Opinion
No. 56/434.
05-17-1925
SNIDER v. TEN EYCK et al.
William Hartshorne, of Freehold, for complainant. Edward W. Wise, of Red Bank, for defendants.
Bill by Mas Snider against George B. Ten Eyck and others. Disposition of bill withheld until determination at law of certain issues cognizable at law.
William Hartshorne, of Freehold, for complainant.
Edward W. Wise, of Red Bank, for defendants.
BUCHANAN, V. C. Complainant, on December 6, 1922, leased to Orpheum Amusement Company, for use as a motion picture theater, a certain building then undergoing alterations to make it suitable for use as such theater, for the term of 10 years from the date when the alterations should be completed. By an additional lease on December 14, 1922, between the same parties, an adjoining or abutting store property was added to the subject-matter of the lease, as an entranceway into the theater.
On March 2, 1923, defendant Ten Eyck leased from complainant a billiard room and bowling alley on the second floor above part of the theater premises, for a term of 5 years, with option to renew for 5 years more. Ten Eyck was the principal stockholder of the amusement company (the lessee under the other lease). This lease of the billiard room and bowling alley contained a provision that the lessee Ten Eyck may "sublet" any or all of the thereby demised premises, to the Orpheum Billiard Company, but shall not sublet any or all of said premises to any one else without the prior written consent of the lessor. The Orpheum Billiard Company was not then in existence, but it was incorporated 10 days later (March 12th), and on March 14th Ten Eyck assigned the lease to the billiard company, of which he was also the sole or principal stockholder.
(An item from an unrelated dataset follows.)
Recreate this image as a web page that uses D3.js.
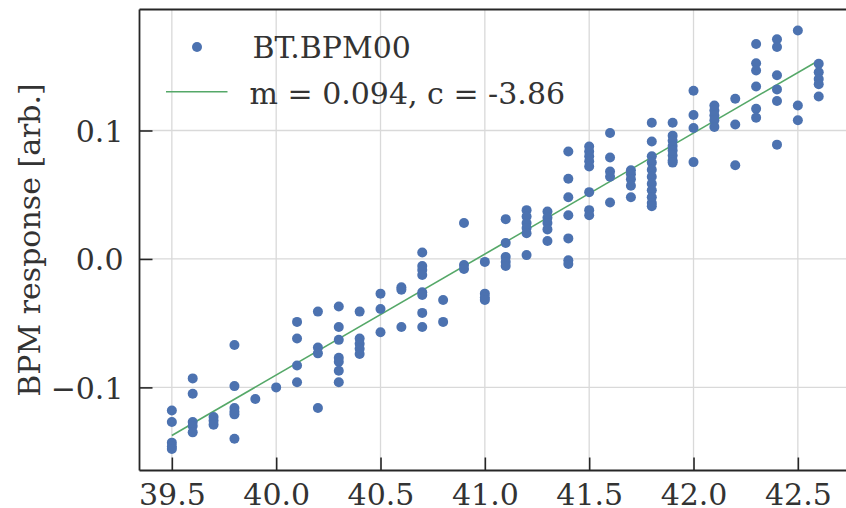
<!DOCTYPE html>
<html>
<head>
<meta charset="utf-8">
<script src="https://cdn.jsdelivr.net/npm/d3@7"></script>
<style>
  html, body { margin: 0; padding: 0; background: #ffffff; }
  svg { display: block; }
</style>
</head>
<body>
<div id="chart"></div>
<script>
// ---- data ----
const seriesName = "BT.BPM00";
const fitLabel = "m = 0.094, c = -3.86";
const fitSlope = 0.0942;
const fitIntercept = -3.8584;
const currents = [39.5, 39.6, 39.7, 39.8, 39.9, 40.0, 40.1, 40.2, 40.3, 40.4, 40.5, 40.6, 40.7, 40.8, 40.9, 41.0,
                  41.1, 41.2, 41.3, 41.4, 41.5, 41.6, 41.7, 41.8, 41.9, 42.0, 42.1, 42.2, 42.3, 42.4, 42.5, 42.6];
const responses = [
  [-0.118, -0.127, -0.143, -0.146, -0.148],
  [-0.093, -0.105, -0.127, -0.130, -0.135],
  [-0.123, -0.126, -0.129],
  [-0.067, -0.099, -0.116, -0.119, -0.121, -0.140],
  [-0.109],
  [-0.100],
  [-0.049, -0.062, -0.083, -0.096],
  [-0.041, -0.069, -0.0735, -0.116],
  [-0.037, -0.053, -0.063, -0.077, -0.080, -0.087, -0.096],
  [-0.041, -0.062, -0.066, -0.070, -0.074],
  [-0.027, -0.039, -0.057],
  [-0.022, -0.024, -0.053],
  [0.005, -0.0055, -0.0086, -0.0125, -0.026, -0.028, -0.042, -0.053],
  [-0.032, -0.049],
  [0.028, -0.0047, -0.0078],
  [-0.0023, -0.027, -0.030, -0.032],
  [0.031, 0.0125, 0.0016, -0.0023, -0.0055],
  [0.038, 0.033, 0.028, 0.024, 0.020, 0.003],
  [0.037, 0.032, 0.028, 0.023, 0.014],
  [0.0836, 0.0625, 0.048, 0.034, 0.016, -0.001, -0.004],
  [0.0875, 0.0836, 0.080, 0.076, 0.072, 0.052, 0.038, 0.034],
  [0.098, 0.079, 0.068, 0.064, 0.044],
  [0.069, 0.066, 0.062, 0.057, 0.048],
  [0.106, 0.0915, 0.080, 0.075, 0.0695, 0.064, 0.0586, 0.0534, 0.048, 0.0436, 0.041],
  [0.106, 0.096, 0.092, 0.088, 0.0845, 0.0806, 0.0767, 0.075],
  [0.131, 0.112, 0.102, 0.0754],
  [0.1195, 0.1156, 0.1117, 0.108, 0.1028],
  [0.1247, 0.1047, 0.073],
  [0.1674, 0.1524, 0.1467, 0.1342, 0.1169, 0.110],
  [0.171, 0.165, 0.143, 0.132, 0.123, 0.089],
  [0.1778, 0.1195, 0.108],
  [0.152, 0.1453, 0.140, 0.136, 0.1265]
];
const xTicks = [39.5, 40.0, 40.5, 41.0, 41.5, 42.0, 42.5];
const yTicks = [-0.1, 0.0, 0.1];
const yLabel = "BPM response [arb.]";

// ---- layout ----
const W = 846, H = 508;
const plotLeft = 139.5, plotTop = 9.5, plotBottom = 470.5;
const pxPerUnit = 208.67;
const xDomain = [39.345, 42.755];
const plotRight = plotLeft + (xDomain[1] - xDomain[0]) * pxPerUnit;
const FONT = "'DejaVu Serif', serif";
const FS = "30px";
const textColor = "#262626";
const labelColor = "#333333";
const blue = "#4c72b0", green = "#55a868";

const points = [];
currents.forEach((c, i) => responses[i].forEach(v => points.push({x: c, y: v})));

const x = d3.scaleLinear().domain(xDomain).range([plotLeft, plotRight]);
const y = d3.scaleLinear().domain([-0.1647, 0.1942]).range([plotBottom, plotTop]);

const svg = d3.select("#chart").append("svg")
  .attr("width", W).attr("height", H)
  .style("font-family", FONT);

svg.append("rect").attr("width", W).attr("height", H).attr("fill", "#fff");

// grid
const grid = svg.append("g");
grid.selectAll("line.gx").data(xTicks).join("line")
  .attr("x1", d => x(d)).attr("x2", d => x(d))
  .attr("y1", plotTop).attr("y2", plotBottom)
  .attr("stroke", "#d9d9d9").attr("stroke-width", 1.3);
grid.selectAll("line.gy").data(yTicks).join("line")
  .attr("x1", plotLeft).attr("x2", plotRight)
  .attr("y1", d => y(d)).attr("y2", d => y(d))
  .attr("stroke", "#d9d9d9").attr("stroke-width", 1.3);

// fit line
const fitX = d3.extent(currents);
svg.append("line")
  .attr("x1", x(fitX[0])).attr("y1", y(fitSlope * fitX[0] + fitIntercept))
  .attr("x2", x(fitX[1])).attr("y2", y(fitSlope * fitX[1] + fitIntercept))
  .attr("stroke", green).attr("stroke-width", 1.6);

// points
svg.append("g").selectAll("circle").data(points).join("circle")
  .attr("cx", d => x(d.x)).attr("cy", d => y(d.y))
  .attr("r", 5).attr("fill", blue);

// axes (ticks inward)
const xAxis = d3.axisBottom(x).tickValues(xTicks).tickFormat(d3.format(".1f"))
  .tickSizeInner(-13).tickSizeOuter(0).tickPadding(24);
const gx = svg.append("g").attr("transform", `translate(0,${plotBottom})`).call(xAxis);
const fmtY = d => d3.format(".1f")(d).replace("-", "\u2212");
const yAxis = d3.axisLeft(y).tickValues(yTicks).tickFormat(fmtY)
  .tickSizeInner(-13).tickSizeOuter(0).tickPadding(29);
const gy = svg.append("g").attr("transform", `translate(${plotLeft},0)`).call(yAxis);

[gx, gy].forEach(g => {
  g.select(".domain").remove();
  g.selectAll(".tick line").attr("stroke", textColor).attr("stroke-width", 1.6);
  g.selectAll(".tick text").attr("fill", labelColor).style("font-size", FS).style("font-family", FONT);
});
gx.selectAll(".tick text").attr("dy", null).attr("y", 34.5);
gy.selectAll(".tick text").attr("x", -16).attr("dy", "0.36em");

// spines: left, top, bottom (right lies beyond the cropped image)
svg.append("line").attr("x1", plotLeft).attr("x2", plotLeft).attr("y1", plotTop).attr("y2", plotBottom)
  .attr("stroke", textColor).attr("stroke-width", 1.8);
svg.append("line").attr("x1", plotLeft).attr("x2", plotRight).attr("y1", plotTop).attr("y2", plotTop)
  .attr("stroke", textColor).attr("stroke-width", 1.8);
svg.append("line").attr("x1", plotLeft).attr("x2", plotRight).attr("y1", plotBottom).attr("y2", plotBottom)
  .attr("stroke", textColor).attr("stroke-width", 1.8);

// y label
svg.append("text")
  .attr("transform", `translate(40,${(plotTop + plotBottom) / 2}) rotate(-90)`)
  .attr("text-anchor", "middle")
  .attr("fill", labelColor)
  .style("font-size", FS)
  .text(yLabel);

// legend
const lg = svg.append("g");
lg.append("circle").attr("cx", 197).attr("cy", 47).attr("r", 5).attr("fill", blue);
lg.append("text").attr("x", 252.5).attr("y", 57.7).attr("fill", labelColor)
  .style("font-size", FS).text(seriesName);
lg.append("line").attr("x1", 166).attr("x2", 227.5).attr("y1", 91.7).attr("y2", 91.7)
  .attr("stroke", green).attr("stroke-width", 1.6);
lg.append("text").attr("x", 249.5).attr("y", 103.5).attr("fill", labelColor)
  .style("font-size", FS).text(fitLabel);
</script>
</body>
</html>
In June, 1924, the amusement company was adjudicated insolvent and a receiver appointed therefor. On August 5, 1924, the receiver surrendered and complainant accepted the premises comprised in the theater lease, or leases. Prior to that, but subsequent to the receivership, Ten Eyck sold his stock in the billiard company to Edward H. Burns and Alfred J. Schafer, who owned or had a controlling interest in the operations of the Strand Theater; the latter being a moving picture and vaudeville house located on the same street as the Orpheum Theater.
Complainant has arranged to operate his own theater premises, and by his bill prays decree (in effect), for the surrender and cancellation of the billiard room and bowling alley lease, or, if denied that relief, for decree enjoining defendants from using, or permitting to be used, the billiard room and bowling alley in such manner as to disturb the audiences in the theater.
The surrender and cancellation of the lease is asked upon the ground that the lease has been terminated by reason of (1) violation of its provisions against subletting without the prior written consent of complainant, and (2) by reason of the surrender and cancellation of the theater lease—the contention being that the bowling alley lease was a mere adjunct to the theater lease, of no value in and of itself, but only for the benefit of the theater lessee by way of protection of the theater; that, this was so understood by both parties to the bowling alley lease; that the bowling alley lease therefore must be understood as containing the implied condition that its continuance was dependent on the continuance of the theater lease; and that the surrender and termination of the theater lease ipso facto terminated the bowling alley lease.
It is unnecessary to go into the factsor the law in respect of this issue, for the reason that it seems to me clear that the issues as to the termination of the lease, on both grounds set up, are issues cognizable and determinable in a court of law, and that, inasmuch as they involve rights or interests in real estate, and defendants have made objection to their determination by this court, and no equitable issues supervening, under well-established principles all that can be done by this court on this branch of the case is to hold the bill until complainant can have the questions determined at law.
On the other branch or aspect of the case—the prayer for restraint of alleged nuisance—I think the determination may as well await the time when final decree can be made as to the surrender and cancellation issue, since that may be dispositive of the entire matter. No attempt has been made by the billiard company to operate the leased premises, and the answer denies any intention to operate it in a manner which would annoy the theater patrons. No preliminary Injunction was sought by complainant. If any change in the situation should occur pending the further proceedings, complainant might seek restraint pendente lite upon notice and the filing of affidavits, and might perhaps have leave to file supplement to his bill.
It may also be mentioned that leave was granted at the hearing to file certain amendments to the bill, and defendants announcing orally their admissions or denials to the additional allegations, the hearing proceeded as though the record was complete. In fact however no draft of order has been submitted to me as yet in this behalf, nor defendants' amended answer. This should of course be done.